• _Work to do_: Could the lines from the start of the data through the line with "from matplotlib.patches import Rectangle" be set down exactly, with no pictures among them?
================
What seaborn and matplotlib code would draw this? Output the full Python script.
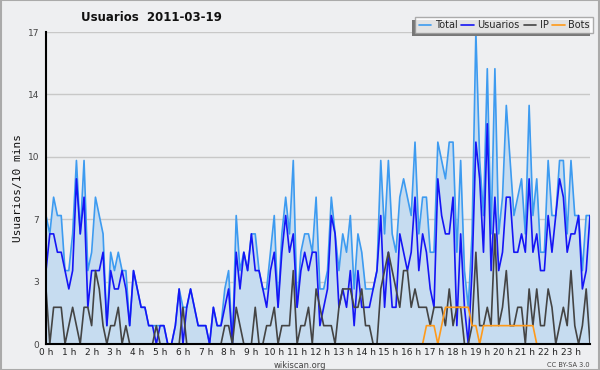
import numpy as np
import pandas as pd
import matplotlib
matplotlib.use("Agg")
import matplotlib.pyplot as plt
import seaborn as sns
from matplotlib.ticker import FixedLocator, MultipleLocator
from matplotlib.patches import Rectangle

# ---- data (one value per 10 minutes, 144 points) ----
usuarios = [4, 6, 6, 5, 5, 4, 3, 4, 9, 6, 8, 2, 4, 4, 4, 5, 1, 4, 3, 3, 4, 3, 1, 4,
            3, 2, 2, 1, 1, 0, 1, 1, 0, 0, 1, 3, 0, 2, 3, 2, 1, 1, 1, 0, 2, 1, 1, 2,
            3, 0, 5, 3, 5, 4, 6, 4, 4, 3, 2, 4, 5, 2, 5, 7, 5, 6, 2, 4, 5, 4, 5, 5,
            1, 2, 3, 7, 6, 2, 3, 2, 4, 1, 4, 2, 2, 2, 3, 4, 7, 2, 5, 2, 2, 6, 5, 4,
            5, 8, 4, 6, 5, 3, 2, 9, 7, 6, 6, 8, 1, 6, 2, 0, 4, 11, 9, 5, 12, 4, 8, 4,
            5, 8, 8, 5, 5, 6, 5, 9, 5, 6, 4, 4, 7, 5, 7, 9, 8, 5, 6, 6, 7, 3, 4, 7]
ip = [3, 0, 2, 2, 2, 0, 1, 2, 1, 0, 2, 2, 1, 4, 3, 1, 0, 1, 1, 2, 0, 1, 0, 0,
      0, 0, 0, 0, 0, 1, 0, 0, 0, 0, 0, 0, 2, 0, 0, 0, 0, 0, 0, 0, 0, 0, 0, 1,
      1, 0, 2, 1, 0, 0, 0, 2, 0, 0, 1, 1, 2, 0, 1, 1, 1, 4, 0, 1, 1, 2, 0, 3,
      2, 1, 1, 1, 0, 2, 3, 3, 3, 2, 2, 3, 1, 1, 0, 0, 3, 4, 5, 4, 3, 2, 4, 4,
      2, 3, 2, 2, 2, 1, 2, 2, 2, 1, 3, 1, 2, 2, 0, 0, 1, 5, 1, 1, 2, 1, 6, 1,
      2, 4, 1, 1, 2, 2, 0, 3, 1, 3, 1, 1, 3, 2, 0, 1, 2, 1, 4, 1, 0, 1, 3, 0]
bots = [np.nan] * 99 + [0, 1, 1, 1, 0, 1, 2, 2, 2, 2, 2, 2, 2, 1, 1, 0, 1, 1, 1, 1,
                        1, 1, 1, 1, 1, 1, 1, 1, 1, 1, 0] + [np.nan] * 14
total = [7, 6, 8, 7, 7, 4, 4, 6, 10, 6, 10, 4, 5, 8, 7, 6, 1, 5, 4, 5, 4, 4, 1, 4,
         3, 2, 2, 1, 1, 1, 1, 1, 0, 0, 1, 3, 2, 2, 3, 2, 1, 1, 1, 0, 2, 1, 1, 3,
         4, 0, 7, 4, 5, 4, 6, 6, 4, 3, 3, 5, 7, 2, 6, 8, 6, 10, 2, 5, 6, 6, 5, 8,
         3, 3, 4, 8, 6, 4, 6, 5, 7, 3, 6, 5, 3, 3, 3, 4, 10, 6, 10, 6, 5, 8, 9, 8,
         7, 11, 6, 8, 8, 5, 5, 11, 10, 9, 11, 11, 5, 10, 4, 2, 6, 17, 10, 7, 15, 6, 15, 6,
         8, 13, 10, 7, 8, 9, 6, 13, 7, 9, 5, 5, 10, 7, 7, 10, 10, 6, 10, 7, 7, 4, 7, 7]
hour_labels = [f"{h} h" for h in range(24)]
y_tick_values = [0, 3.4, 6.8, 10.2, 13.6, 17]
y_tick_labels = ["0", "3", "7", "10", "14", "17"]
series_names = ["Total", "Usuarios", "IP", "Bots"]

# ---- build frame ----
n = len(total)
df = pd.DataFrame({"slot": np.arange(n), "Total": total, "Usuarios": usuarios,
                   "IP": ip, "Bots": bots})
long = df.melt(id_vars="slot", value_vars=series_names, var_name="serie", value_name="valor")

colors = {"Total": "#3d9bf0", "Usuarios": "#1515f5", "IP": "#444444", "Bots": "#ff9a1a"}
bg = "#eeeff1"

sns.set_theme(style="white")
plt.rcParams["font.family"] = ["DejaVu Sans"]

fig = plt.figure(figsize=(6.0, 3.7), dpi=100, facecolor=bg)
ax = fig.add_axes([46 / 600, 26 / 370, 544 / 600, 312 / 370])
ax.set_facecolor(bg)

ax.fill_between(df["slot"], 0, df["Total"], color="#c6dcf0", lw=0, zorder=1)
sns.lineplot(data=long, x="slot", y="valor", hue="serie", hue_order=series_names,
             palette=colors, linewidth=1.2, ax=ax, legend=False, zorder=3)

ax.set_xlim(0, n - 1)
ax.set_ylim(0, 17)

# grid
for v in y_tick_values[1:]:
    ax.axhline(v, color="#c8c8c8", lw=1, zorder=0.5)

# spines
for s in ["top", "right"]:
    ax.spines[s].set_visible(False)
for s in ["left", "bottom"]:
    ax.spines[s].set_color("black")
    ax.spines[s].set_linewidth(1.5)
    ax.spines[s].set_zorder(5)

ax.yaxis.set_major_locator(FixedLocator(y_tick_values))
ax.set_yticklabels(y_tick_labels)
ax.yaxis.set_minor_locator(MultipleLocator(0.85))
ax.xaxis.set_major_locator(FixedLocator(list(range(0, n, 6))))
ax.set_xticklabels(hour_labels)
ax.xaxis.set_minor_locator(MultipleLocator(1))
ax.tick_params(axis="y", which="major", direction="out", length=4, width=1,
               color="black", labelsize=6.5, labelcolor="#444444", pad=1)
ax.tick_params(axis="x", which="major", direction="out", length=3, width=1,
               color="black", labelsize=6.5, labelcolor="#222222", pad=0)
ax.tick_params(axis="both", which="minor", direction="out", length=2.5, width=0.8,
               color="black")

ax.set_xlabel("")
ax.set_ylabel("Usuarios/10 mins", family="DejaVu Sans Mono", fontsize=8,
              color="#111111", labelpad=3)

fig.text(0.252, 0.952, "Usuarios  2011-03-19", ha="center", va="center",
         fontsize=8.5, fontweight="bold", color="#111111")
fig.text(0.5, 0.013, "wikiscan.org", ha="center", va="center", fontsize=6,
         color="#444444")
fig.text(0.983, 0.013, "CC BY-SA 3.0", ha="right", va="center", fontsize=4.8,
         color="#444444")

handles = [plt.Line2D([], [], color=colors[s], lw=1.2) for s in series_names]
leg = fig.legend(handles, series_names, loc="upper right",
                 bbox_to_anchor=(0.989, 0.955), ncol=4, fontsize=7,
                 frameon=True, fancybox=False, shadow=False,
                 handlelength=1.3, handletextpad=0.35, columnspacing=0.4,
                 borderpad=0.35, borderaxespad=0)
leg.get_frame().set_edgecolor("#999999")
leg.get_frame().set_facecolor("white")
leg.get_frame().set_linewidth(1)
leg.set_zorder(10)

# legend shadow (offset to the lower left)
fig.canvas.draw()
bb = leg.get_window_extent()
shadow = Rectangle((bb.x0 - 3, bb.y0 - 3), bb.width, bb.height, transform=None,
                   facecolor="#777777", edgecolor="none", zorder=9)
fig.patches.append(shadow)

# outer border
fig.patches.append(Rectangle((0.001, 0.001), 0.998, 0.998, transform=fig.transFigure,
                             fill=False, edgecolor="#aaaaaa", lw=1.5))

fig.savefig("out.png", dpi=100, facecolor=bg)
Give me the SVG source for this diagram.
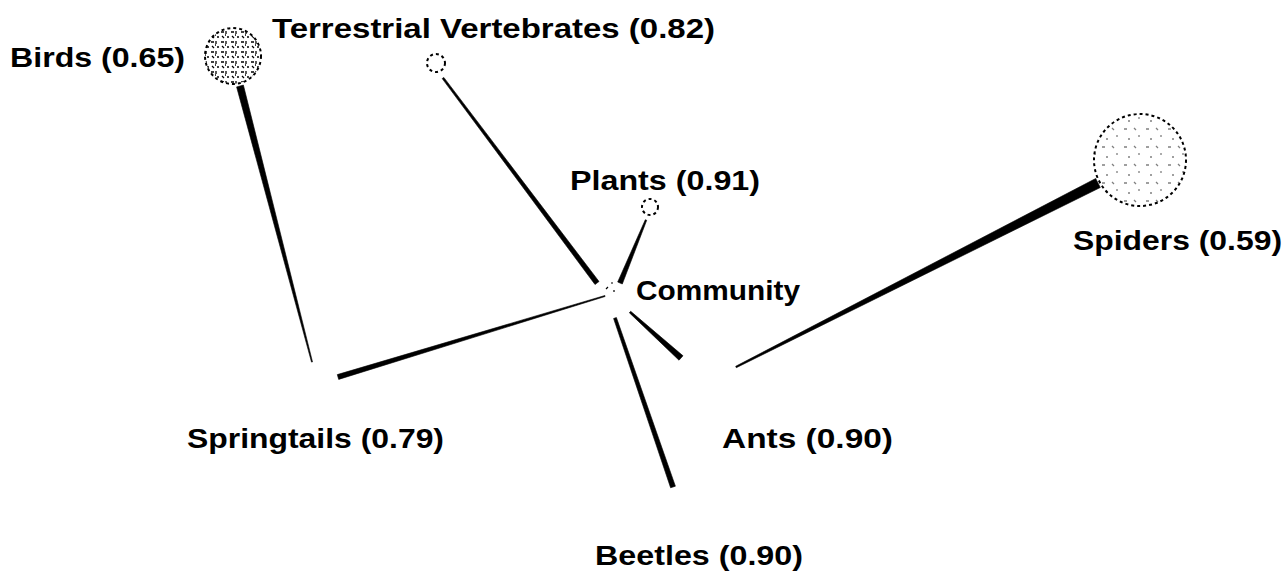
<svg xmlns="http://www.w3.org/2000/svg" width="1286" height="572" viewBox="0 0 1286 572">
<style>
.lbl{font-family:"Liberation Sans",Arial,sans-serif;font-weight:bold;font-size:27px;fill:#000}
.edge{fill:#000;stroke:#000;stroke-width:0.6;stroke-linejoin:round}
.ring{fill:none;stroke:#000;stroke-width:2;stroke-dasharray:3 3}
</style>
<defs>
<pattern id="speck" width="10" height="10" patternUnits="userSpaceOnUse">
<path d="M1 2h3M6 1v3M2 6l2 2M7 7h2M5 5h1" stroke="#000" stroke-width="1.3" fill="none"/>
</pattern>
<pattern id="speck2" width="22" height="18" patternUnits="userSpaceOnUse">
<path d="M2 3h3M12 2l2 2M17 9v2M6 13h2" stroke="#000" stroke-width="1.3" fill="none"/>
</pattern>
</defs>
<g id="connectors">
<polygon class="edge" points="236.6,86.9 243.4,85.1 312.5,361.9 311.5,362.1"/>
<polygon class="edge" points="442.2,78.6 443.8,77.4 599.0,281.5 595.0,284.5"/>
<polygon class="edge" points="645.3,219.7 646.7,220.3 622.3,284.0 617.7,282.0"/>
<polygon class="edge" points="337.3,374.6 604.9,295.5 605.1,296.5 338.7,379.4"/>
<polygon class="edge" points="629.3,312.7 630.7,311.3 683.0,355.8 679.0,360.2"/>
<polygon class="edge" points="613.6,318.5 616.4,317.5 675.4,486.2 670.6,487.8"/>
<polygon class="edge" points="735.7,366.3 1095.7,178.5 1100.3,187.5 736.3,367.7"/>
</g>
<g id="birds">
<circle cx="233" cy="56" r="28" fill="url(#speck)"/>
<circle class="ring" cx="233" cy="56" r="28"/>
<text class="lbl" x="10" y="67" textLength="175" lengthAdjust="spacingAndGlyphs">Birds (0.65)</text>
</g>
<g id="terrestrial-vertebrates">
<circle class="ring" cx="436" cy="63" r="9" stroke-dasharray="2 1.5"/>
<text class="lbl" x="272" y="38" textLength="443" lengthAdjust="spacingAndGlyphs">Terrestrial Vertebrates (0.82)</text>
</g>
<g id="plants">
<circle class="ring" cx="650" cy="207" r="8" stroke-dasharray="2 2.5" stroke-width="1.5"/>
<text class="lbl" x="570" y="190" textLength="190" lengthAdjust="spacingAndGlyphs">Plants (0.91)</text>
</g>
<g id="community">
<path d="M606 289l2 -2M614 290v2M611 283h2" stroke="#000" stroke-width="1.2"/>
<text class="lbl" x="636" y="300" textLength="164" lengthAdjust="spacingAndGlyphs">Community</text>
</g>
<g id="spiders">
<circle cx="1140" cy="160" r="46" fill="url(#speck2)" opacity="0.5"/>
<circle class="ring" cx="1140" cy="160" r="46" stroke-width="1.5" stroke-dasharray="3 6"/>
<text class="lbl" x="1073" y="250" textLength="209" lengthAdjust="spacingAndGlyphs">Spiders (0.59)</text>
</g>
<g id="springtails">
<text class="lbl" x="187" y="448" textLength="257" lengthAdjust="spacingAndGlyphs">Springtails (0.79)</text>
</g>
<g id="ants">
<text class="lbl" x="722" y="448" textLength="171" lengthAdjust="spacingAndGlyphs">Ants (0.90)</text>
</g>
<g id="beetles">
<text class="lbl" x="595" y="565" textLength="208" lengthAdjust="spacingAndGlyphs">Beetles (0.90)</text>
</g>
</svg>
================
• _Completed task_:
What seaborn and matplotlib code would draw this? Output the full Python script.
import numpy as np
import pandas as pd
import matplotlib
matplotlib.use("Agg")
import matplotlib.pyplot as plt
import seaborn as sns
from matplotlib.ticker import FixedLocator, MultipleLocator
from matplotlib.patches import Rectangle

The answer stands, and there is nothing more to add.